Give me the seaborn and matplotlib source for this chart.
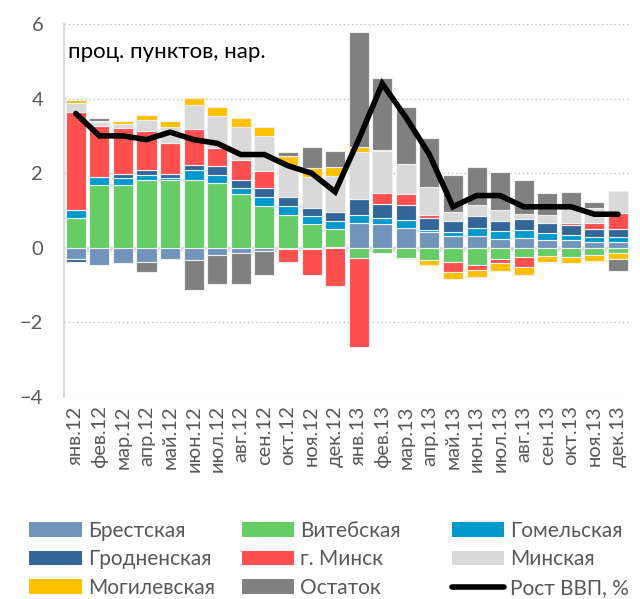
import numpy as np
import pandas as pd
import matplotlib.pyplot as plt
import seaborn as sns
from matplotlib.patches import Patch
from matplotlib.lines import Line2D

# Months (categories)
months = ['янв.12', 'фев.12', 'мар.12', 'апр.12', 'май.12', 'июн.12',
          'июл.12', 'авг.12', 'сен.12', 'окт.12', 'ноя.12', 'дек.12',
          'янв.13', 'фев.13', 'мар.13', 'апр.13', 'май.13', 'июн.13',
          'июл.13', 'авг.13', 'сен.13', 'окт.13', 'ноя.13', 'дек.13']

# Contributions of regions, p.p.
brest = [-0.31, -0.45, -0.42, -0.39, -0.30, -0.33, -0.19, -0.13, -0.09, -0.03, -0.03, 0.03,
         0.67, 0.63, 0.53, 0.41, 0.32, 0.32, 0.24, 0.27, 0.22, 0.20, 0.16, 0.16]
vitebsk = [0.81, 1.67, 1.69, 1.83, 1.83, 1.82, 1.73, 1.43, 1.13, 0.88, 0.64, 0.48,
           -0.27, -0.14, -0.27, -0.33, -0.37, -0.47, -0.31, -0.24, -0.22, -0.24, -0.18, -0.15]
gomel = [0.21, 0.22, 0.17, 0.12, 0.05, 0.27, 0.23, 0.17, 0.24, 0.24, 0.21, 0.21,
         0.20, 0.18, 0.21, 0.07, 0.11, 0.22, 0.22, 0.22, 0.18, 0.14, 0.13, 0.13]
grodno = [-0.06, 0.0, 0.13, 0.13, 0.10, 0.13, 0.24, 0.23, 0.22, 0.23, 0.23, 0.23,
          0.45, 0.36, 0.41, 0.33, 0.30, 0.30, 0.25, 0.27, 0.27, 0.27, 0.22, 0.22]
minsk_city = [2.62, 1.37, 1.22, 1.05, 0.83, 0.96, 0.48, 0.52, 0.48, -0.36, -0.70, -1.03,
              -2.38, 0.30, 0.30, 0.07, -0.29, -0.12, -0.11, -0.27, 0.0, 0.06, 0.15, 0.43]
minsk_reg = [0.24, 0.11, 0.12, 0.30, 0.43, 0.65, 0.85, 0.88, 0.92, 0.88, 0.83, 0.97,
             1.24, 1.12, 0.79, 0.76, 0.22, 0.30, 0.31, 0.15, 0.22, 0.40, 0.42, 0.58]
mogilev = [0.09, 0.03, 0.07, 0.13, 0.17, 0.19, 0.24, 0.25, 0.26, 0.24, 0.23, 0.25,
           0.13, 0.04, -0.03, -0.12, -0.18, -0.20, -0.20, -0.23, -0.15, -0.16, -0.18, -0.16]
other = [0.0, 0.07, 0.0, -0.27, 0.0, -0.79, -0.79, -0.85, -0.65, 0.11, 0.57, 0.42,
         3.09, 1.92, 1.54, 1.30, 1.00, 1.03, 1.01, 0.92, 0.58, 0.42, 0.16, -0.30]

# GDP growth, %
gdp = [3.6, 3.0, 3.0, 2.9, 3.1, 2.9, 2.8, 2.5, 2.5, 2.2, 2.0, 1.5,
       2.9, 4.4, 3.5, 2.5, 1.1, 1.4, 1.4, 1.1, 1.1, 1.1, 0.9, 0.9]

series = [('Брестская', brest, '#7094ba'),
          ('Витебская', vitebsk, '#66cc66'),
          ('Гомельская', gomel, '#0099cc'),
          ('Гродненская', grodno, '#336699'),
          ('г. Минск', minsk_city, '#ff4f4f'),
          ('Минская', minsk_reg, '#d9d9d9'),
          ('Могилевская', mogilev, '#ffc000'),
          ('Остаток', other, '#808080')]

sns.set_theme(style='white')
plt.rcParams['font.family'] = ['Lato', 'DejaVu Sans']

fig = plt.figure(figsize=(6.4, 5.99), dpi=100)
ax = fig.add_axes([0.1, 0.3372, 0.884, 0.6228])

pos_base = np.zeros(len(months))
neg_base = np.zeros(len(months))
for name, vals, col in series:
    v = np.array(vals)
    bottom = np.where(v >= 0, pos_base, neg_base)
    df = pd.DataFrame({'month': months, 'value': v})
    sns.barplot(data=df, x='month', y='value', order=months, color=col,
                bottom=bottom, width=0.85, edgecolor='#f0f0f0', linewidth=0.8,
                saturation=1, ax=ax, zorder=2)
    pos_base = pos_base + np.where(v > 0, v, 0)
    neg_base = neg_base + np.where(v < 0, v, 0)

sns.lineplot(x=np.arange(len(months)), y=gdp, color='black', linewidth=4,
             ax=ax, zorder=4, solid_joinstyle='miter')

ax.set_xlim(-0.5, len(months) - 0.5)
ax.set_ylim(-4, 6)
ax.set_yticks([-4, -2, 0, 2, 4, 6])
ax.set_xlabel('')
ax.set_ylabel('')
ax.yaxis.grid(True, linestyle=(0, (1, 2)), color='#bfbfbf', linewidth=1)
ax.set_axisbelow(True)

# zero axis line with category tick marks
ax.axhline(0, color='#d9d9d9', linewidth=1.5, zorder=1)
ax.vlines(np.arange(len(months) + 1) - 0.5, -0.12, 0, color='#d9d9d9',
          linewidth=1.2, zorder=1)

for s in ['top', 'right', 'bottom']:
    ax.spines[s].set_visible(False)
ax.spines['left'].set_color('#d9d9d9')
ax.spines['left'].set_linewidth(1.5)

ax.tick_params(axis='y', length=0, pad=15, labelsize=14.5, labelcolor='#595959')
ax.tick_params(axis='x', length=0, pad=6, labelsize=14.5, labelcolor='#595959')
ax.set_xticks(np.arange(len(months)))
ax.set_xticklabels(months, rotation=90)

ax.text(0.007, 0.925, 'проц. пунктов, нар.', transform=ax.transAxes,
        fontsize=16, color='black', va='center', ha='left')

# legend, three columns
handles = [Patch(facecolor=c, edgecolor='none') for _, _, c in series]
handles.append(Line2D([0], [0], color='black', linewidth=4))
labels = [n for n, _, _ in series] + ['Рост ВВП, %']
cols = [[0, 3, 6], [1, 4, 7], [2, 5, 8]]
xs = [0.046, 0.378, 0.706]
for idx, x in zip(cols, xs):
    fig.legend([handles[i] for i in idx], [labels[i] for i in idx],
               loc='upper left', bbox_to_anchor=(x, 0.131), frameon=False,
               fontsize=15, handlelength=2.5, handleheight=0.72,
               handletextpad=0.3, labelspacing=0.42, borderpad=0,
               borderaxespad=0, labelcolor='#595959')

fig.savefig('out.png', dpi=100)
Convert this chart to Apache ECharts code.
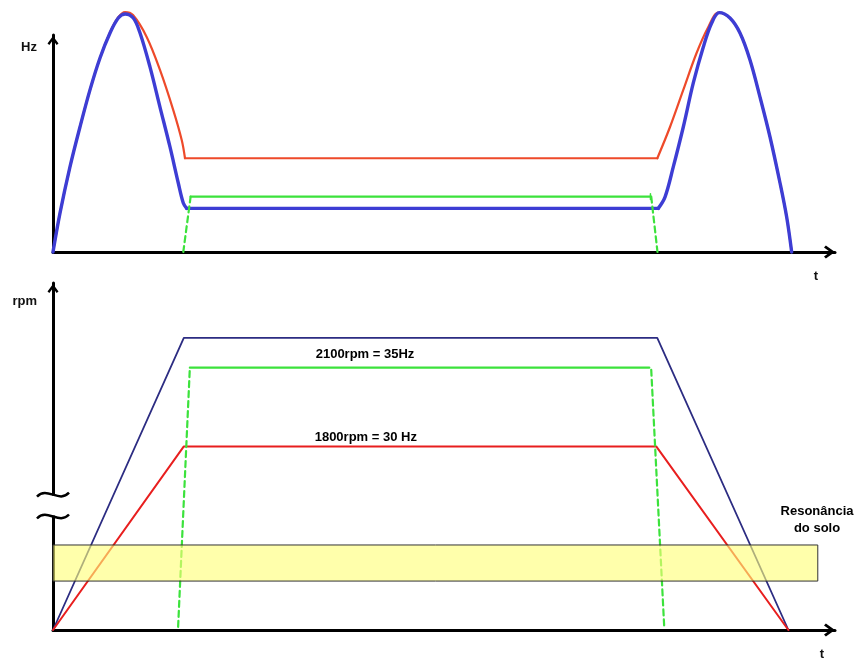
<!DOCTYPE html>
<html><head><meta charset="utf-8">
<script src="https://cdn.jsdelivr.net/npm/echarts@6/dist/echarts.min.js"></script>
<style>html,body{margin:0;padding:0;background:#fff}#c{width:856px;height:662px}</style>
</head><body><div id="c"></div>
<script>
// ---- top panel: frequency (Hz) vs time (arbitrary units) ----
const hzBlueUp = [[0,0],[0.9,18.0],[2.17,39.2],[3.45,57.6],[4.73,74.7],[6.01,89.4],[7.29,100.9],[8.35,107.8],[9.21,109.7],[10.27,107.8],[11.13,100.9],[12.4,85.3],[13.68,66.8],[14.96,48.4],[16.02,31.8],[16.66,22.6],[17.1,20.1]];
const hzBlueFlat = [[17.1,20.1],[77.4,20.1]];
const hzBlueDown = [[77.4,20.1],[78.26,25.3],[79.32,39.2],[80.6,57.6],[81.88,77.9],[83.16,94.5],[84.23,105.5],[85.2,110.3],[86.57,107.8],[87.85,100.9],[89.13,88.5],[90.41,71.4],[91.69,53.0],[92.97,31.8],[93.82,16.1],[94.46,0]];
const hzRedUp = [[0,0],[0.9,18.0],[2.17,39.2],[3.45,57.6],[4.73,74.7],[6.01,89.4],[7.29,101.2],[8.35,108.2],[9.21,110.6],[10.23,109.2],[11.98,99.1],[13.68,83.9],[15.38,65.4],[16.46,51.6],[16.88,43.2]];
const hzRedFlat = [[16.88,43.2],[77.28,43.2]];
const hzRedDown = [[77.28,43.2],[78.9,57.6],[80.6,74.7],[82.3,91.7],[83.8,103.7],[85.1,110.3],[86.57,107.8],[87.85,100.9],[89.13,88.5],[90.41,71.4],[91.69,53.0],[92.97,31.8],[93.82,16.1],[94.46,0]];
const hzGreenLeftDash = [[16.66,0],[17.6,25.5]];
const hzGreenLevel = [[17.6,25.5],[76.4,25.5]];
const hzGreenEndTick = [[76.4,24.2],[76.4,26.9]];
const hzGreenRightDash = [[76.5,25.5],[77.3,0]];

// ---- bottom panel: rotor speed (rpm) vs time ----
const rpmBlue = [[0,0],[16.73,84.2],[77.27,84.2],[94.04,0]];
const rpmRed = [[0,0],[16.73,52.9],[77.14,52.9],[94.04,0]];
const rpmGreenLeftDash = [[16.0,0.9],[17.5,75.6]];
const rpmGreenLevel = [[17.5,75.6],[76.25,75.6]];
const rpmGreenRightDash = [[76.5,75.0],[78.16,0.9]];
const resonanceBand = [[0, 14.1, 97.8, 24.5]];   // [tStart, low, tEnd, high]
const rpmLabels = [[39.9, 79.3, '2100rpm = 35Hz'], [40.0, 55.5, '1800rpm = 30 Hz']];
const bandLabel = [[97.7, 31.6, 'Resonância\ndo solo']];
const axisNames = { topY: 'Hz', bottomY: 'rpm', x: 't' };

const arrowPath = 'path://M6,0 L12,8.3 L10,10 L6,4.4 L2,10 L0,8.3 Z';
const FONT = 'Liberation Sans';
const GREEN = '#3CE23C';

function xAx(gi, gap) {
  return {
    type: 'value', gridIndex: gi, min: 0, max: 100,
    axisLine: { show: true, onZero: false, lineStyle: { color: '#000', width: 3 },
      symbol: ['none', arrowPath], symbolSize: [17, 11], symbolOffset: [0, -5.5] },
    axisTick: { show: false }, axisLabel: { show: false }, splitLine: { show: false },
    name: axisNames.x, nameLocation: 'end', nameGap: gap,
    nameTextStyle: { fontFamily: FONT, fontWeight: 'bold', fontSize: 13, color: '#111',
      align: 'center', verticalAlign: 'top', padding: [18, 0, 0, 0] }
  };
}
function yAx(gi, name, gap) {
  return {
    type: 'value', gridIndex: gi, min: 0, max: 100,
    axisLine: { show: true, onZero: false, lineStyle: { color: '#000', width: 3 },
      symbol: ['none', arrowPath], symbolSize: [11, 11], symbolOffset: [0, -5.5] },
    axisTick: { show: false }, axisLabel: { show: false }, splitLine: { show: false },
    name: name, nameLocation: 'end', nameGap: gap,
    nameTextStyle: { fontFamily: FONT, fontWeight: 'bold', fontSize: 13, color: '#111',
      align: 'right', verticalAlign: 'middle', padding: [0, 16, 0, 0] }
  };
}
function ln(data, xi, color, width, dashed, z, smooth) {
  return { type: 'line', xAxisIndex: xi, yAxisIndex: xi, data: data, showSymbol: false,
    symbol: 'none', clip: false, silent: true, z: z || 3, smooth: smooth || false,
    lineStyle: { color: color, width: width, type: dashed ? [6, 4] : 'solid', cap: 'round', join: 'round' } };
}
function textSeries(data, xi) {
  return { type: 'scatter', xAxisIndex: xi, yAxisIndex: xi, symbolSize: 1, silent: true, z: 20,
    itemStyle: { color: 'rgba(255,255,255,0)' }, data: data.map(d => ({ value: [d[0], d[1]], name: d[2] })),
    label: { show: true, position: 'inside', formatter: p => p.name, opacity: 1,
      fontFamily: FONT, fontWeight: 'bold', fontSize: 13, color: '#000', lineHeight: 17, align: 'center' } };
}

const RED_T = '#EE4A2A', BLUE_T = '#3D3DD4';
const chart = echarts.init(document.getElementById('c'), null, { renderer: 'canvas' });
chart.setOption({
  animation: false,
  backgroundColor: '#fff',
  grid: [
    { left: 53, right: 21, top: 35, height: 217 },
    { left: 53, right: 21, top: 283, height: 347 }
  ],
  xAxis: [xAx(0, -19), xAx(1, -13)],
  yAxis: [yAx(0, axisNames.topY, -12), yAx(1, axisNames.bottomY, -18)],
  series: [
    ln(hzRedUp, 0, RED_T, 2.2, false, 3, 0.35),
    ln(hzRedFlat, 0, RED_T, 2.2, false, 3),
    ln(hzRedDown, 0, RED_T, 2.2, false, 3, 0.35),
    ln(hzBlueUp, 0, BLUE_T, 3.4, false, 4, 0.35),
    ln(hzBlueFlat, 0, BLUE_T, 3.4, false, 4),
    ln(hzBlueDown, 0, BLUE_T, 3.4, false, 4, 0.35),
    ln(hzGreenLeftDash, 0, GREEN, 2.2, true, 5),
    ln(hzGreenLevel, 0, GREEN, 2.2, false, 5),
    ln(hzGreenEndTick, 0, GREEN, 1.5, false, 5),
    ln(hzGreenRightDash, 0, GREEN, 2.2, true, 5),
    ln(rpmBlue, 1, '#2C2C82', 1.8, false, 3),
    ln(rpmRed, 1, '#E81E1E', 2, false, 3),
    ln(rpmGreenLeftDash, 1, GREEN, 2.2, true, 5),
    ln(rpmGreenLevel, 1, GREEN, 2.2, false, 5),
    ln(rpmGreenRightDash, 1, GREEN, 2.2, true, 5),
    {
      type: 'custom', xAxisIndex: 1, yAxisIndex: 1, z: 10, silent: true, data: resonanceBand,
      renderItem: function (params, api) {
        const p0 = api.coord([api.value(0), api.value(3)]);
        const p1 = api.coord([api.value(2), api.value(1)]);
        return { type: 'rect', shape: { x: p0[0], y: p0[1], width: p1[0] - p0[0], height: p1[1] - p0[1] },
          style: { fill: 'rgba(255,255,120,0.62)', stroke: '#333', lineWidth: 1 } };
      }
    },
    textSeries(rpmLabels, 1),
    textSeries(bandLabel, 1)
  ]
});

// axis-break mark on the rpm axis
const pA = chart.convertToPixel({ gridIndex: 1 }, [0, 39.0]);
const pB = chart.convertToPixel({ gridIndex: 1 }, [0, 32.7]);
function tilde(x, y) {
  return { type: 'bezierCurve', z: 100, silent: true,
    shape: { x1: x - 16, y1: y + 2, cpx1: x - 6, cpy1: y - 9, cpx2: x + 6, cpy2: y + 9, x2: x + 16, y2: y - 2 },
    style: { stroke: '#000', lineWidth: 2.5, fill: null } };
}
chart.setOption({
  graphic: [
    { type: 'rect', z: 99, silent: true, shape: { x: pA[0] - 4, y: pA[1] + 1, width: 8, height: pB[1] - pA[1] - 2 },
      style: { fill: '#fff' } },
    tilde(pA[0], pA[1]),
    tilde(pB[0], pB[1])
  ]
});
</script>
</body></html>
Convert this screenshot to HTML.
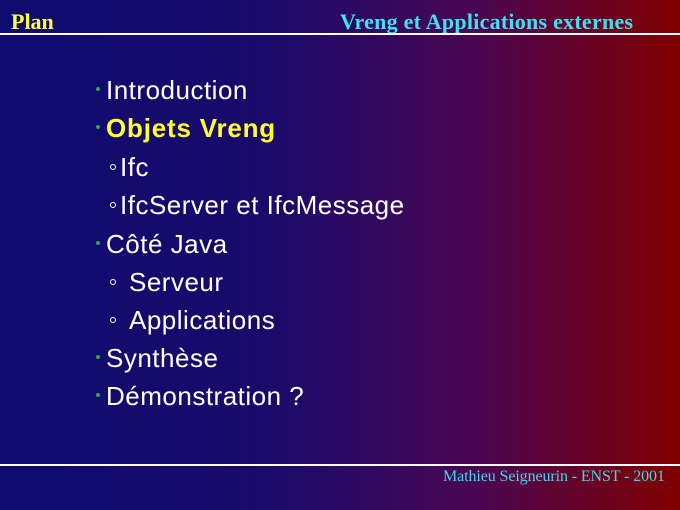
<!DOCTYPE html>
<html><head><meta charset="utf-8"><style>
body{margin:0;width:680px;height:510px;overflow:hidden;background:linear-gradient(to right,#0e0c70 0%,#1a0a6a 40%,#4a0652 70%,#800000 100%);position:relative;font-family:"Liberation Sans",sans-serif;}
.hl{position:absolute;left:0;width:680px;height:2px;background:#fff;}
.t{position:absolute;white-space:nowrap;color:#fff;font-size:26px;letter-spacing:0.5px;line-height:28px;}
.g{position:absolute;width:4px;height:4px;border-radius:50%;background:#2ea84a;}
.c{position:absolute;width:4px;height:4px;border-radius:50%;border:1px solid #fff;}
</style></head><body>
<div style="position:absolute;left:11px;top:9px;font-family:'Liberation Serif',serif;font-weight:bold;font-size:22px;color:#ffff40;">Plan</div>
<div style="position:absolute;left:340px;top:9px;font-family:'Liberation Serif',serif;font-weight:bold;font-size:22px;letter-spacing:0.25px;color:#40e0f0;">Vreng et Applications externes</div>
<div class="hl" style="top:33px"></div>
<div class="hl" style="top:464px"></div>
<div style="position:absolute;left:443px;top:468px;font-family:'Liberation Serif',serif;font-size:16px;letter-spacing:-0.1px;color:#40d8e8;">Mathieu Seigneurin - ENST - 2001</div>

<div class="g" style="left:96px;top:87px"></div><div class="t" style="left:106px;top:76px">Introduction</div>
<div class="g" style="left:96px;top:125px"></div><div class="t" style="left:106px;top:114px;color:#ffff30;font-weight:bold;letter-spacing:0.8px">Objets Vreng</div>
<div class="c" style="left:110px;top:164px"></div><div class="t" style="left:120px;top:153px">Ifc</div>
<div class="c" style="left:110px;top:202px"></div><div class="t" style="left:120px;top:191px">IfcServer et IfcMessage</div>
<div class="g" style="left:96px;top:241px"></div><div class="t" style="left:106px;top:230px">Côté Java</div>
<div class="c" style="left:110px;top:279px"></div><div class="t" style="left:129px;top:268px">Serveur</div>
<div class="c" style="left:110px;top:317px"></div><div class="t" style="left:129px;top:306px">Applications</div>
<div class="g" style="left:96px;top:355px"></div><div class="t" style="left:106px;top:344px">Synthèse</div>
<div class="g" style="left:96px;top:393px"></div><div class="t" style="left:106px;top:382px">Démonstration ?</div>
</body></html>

§ **EXERCISE BRIEF**
Leave the pictures out and please restate exactly the lines running from the start of the material through the one with "from matplotlib.lines import Line2D".

§ **ANSWER TO THIS TASK**
Give me the seaborn and matplotlib source for this chart.
import numpy as np
import pandas as pd
import matplotlib.pyplot as plt
import seaborn as sns
from matplotlib.patches import Patch
from matplotlib.lines import Line2D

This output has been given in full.